I don't know how that could be considered boring. Granted, I have not listened to any Grados, but I'm pretty satisfied  with the HD650 so far.

I do not use any special headphone amplifiers BTW, using only headphone stages of my home gear.

 

It's considered boring for aggressive and energetic music, not Classical.
 

 

post #29 of 88

everyone is saying that HD650 is 'laid back', but, again - what does that even mean?

 

A glance at the audiophile glossary will tell you that 'laid back' is usually due to a dished or recessed midrange but that clearly isn't the case with the HD650's very present and lush mids so why exactly is it laid back in sound?

 

And why doesn't it do well with metal - I'd have thought the impactful and thumping bass (as impactful as bassy closed 'phones?) would make that sort of music engaging?

post #30 of 88

Metal isn't about just bass impact. Grados have that in spades in the right frequency ranges. It's about really bright highs and a forward sound. Basically Grados are all about attack and speed throughout their effective frequency range. It's the speed of those brilliant little drivers plus the relatively vicinity to your eardrums.

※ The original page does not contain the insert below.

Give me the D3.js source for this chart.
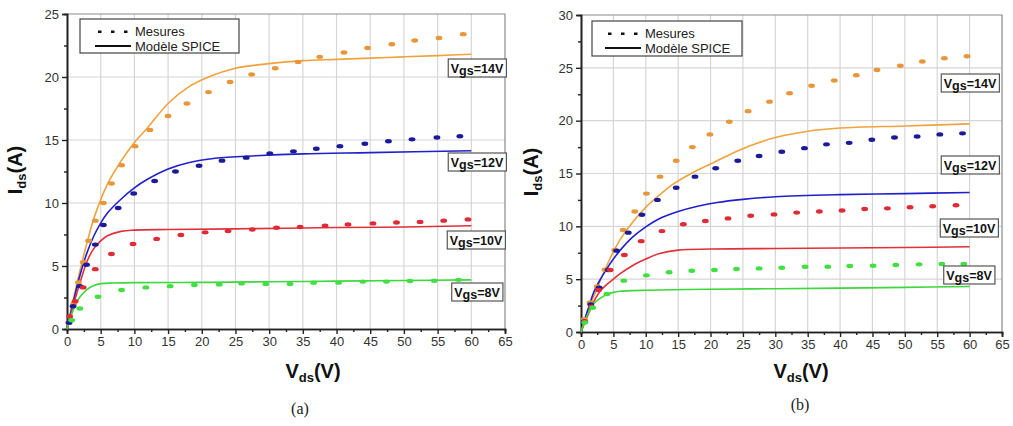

The headphones have such bright treble, that to inexperienced users who haven't really become adjusted to their signature, this can actually cause discomfort and noticeable fatigue even at lower volumes!

 

Sennheisers are quite good at everything, excel at none. Thats why they're probably the go-to brand for audiophiles looking to play the safe-bet before splurging hundreds of dollars on brands they've never heard before. I remember when I listened to DT880's expecting just extra everything being unfamiliar to what proper audiophile sound was and I was super unimpressed. That being said I completely understand and respect the sound signature now. It's just that the HD650 is easier to appreciate because it pleases all types of listeners.